There were no reports from Gaza of casualties.
‘This is not a game’
Israeli President Reuven Rivlin issued a warning to Hamas on Tuesday during a visit to firefighters in the border area who said they were called out to 40 blazes caused by incendiary balloons.
“Terrorism using incendiary kites and balloons is terrorism just like any other,” Rivlin told them, according to a statement from his office.
“Hamas should know that this is not a game. The time will come when they have to decide… If they want war, they will get war,” said Rivlin, whose post is largely ceremonial.
Israel and Hamas have fought three wars and countless flare-ups since 2008.
Despite a truce last year backed by Egypt, the United Nations and Qatar, Hamas and Israel clash sporadically.
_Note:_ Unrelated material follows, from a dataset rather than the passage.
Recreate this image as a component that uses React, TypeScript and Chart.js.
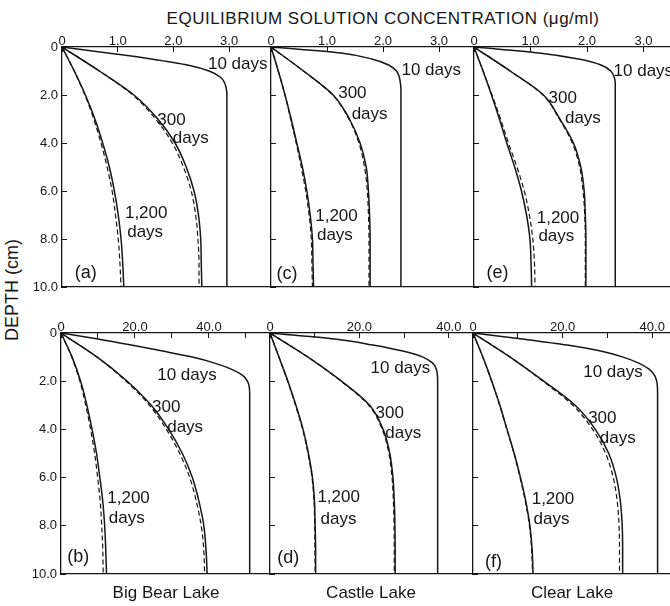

A Hamas source told AFP it had held talks with the Egyptian delegation in Gaza on Monday before it left the territory for meetings with the Israelis and the West Bank-based Palestinian Authority.
The Egyptian delegation was expected to return to Gaza after those talks were concluded, the source added.
Power plant shut down
The besieged Gaza Strip’s only power plant shut down on Tuesday due to a shortage of fuel, less than a week after Israel suspended shipments and closed the Kerem Shalom crossing.
Gaza relies on Israel for most of its energy needs, receiving six hours of electricity a day followed by a 10-hour power cut.
Following Israel’s ban on fuel imports, the power supply in Gaza has been operating for three or four hours, followed by 15 hours of blackouts.
Israel has also banned fishing off Gaza’s coast.
Israel has maintains a crippling blockade of the Gaza Strip since 2007, which critics say amounts to collective punishment of the impoverished enclave’s two million residents.
Egypt also upholds the siege, restricting movement in and out of Gaza on its border.
The United Nations has long warned that Gaza would become unliveable by 2020 if the siege wasn’t lifted.